The motion, which worked its way through Ontario courts over a period of months, is only one aspect of the ongoing litigation. The application in this case was only an effort to stall implementation of the policy and did not rule on the policy’s overall validity. Arbitration to answer that question began in 2011, and remains ongoing. The outcome of the arbitration will likely set an important precedent for employers seeking to implement and enforce drug and alcohol related policies. As the federal government moves to legalize marijuana, some employers fear the incidence of workplace intoxication will increase. Accordingly, many businesses will wish to implement their own drug and alcohol policies to mitigate the chance of workplace accidents and injuries. Exactly what it is employers in unionized workplaces may and may not do in this regard remains the topic of some debate.

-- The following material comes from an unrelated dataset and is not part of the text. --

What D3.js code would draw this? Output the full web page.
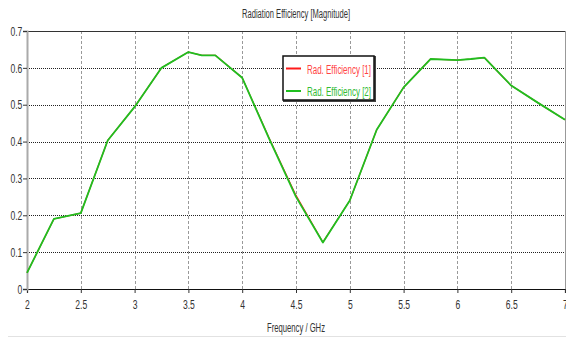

In Communications, Energy and Paperworkers Union of Canada, Local 30 v Irving Pulp & Paper Ltd., (“Irving Pulp & Paper”) the Supreme Court ruled that a dangerous workplace was not sufficient grounds to justify a random drug and alcohol testing policy. The court noted that evidence of enhanced safety risks, such as evidence which would point to a substance abuse problem in the workplace is required in order to make such a policy valid. The Supreme Court provided the example of a workplace accident or near-miss resulting from drug or alcohol abuse and stated that those would be grounds for random testing. However, it also speculated that there may be situations in which the safety concerns of a particular workplace would be so severe that random drug and alcohol testing may be warranted even without additional evidence that a problem exists. The decision in the ongoing arbitration will likely help to define the boundaries of drug and alcohol testing policies and provide useful clarification on some of the fine points of the decision in Irving Pulp & Paper. The extent to which employers will be able to monitor and control the use of drugs and alcohol by employees in the workplace remains to be seen.

This blog is provided as information and a summary of workplace legal issues.

This information is not intended as legal advice.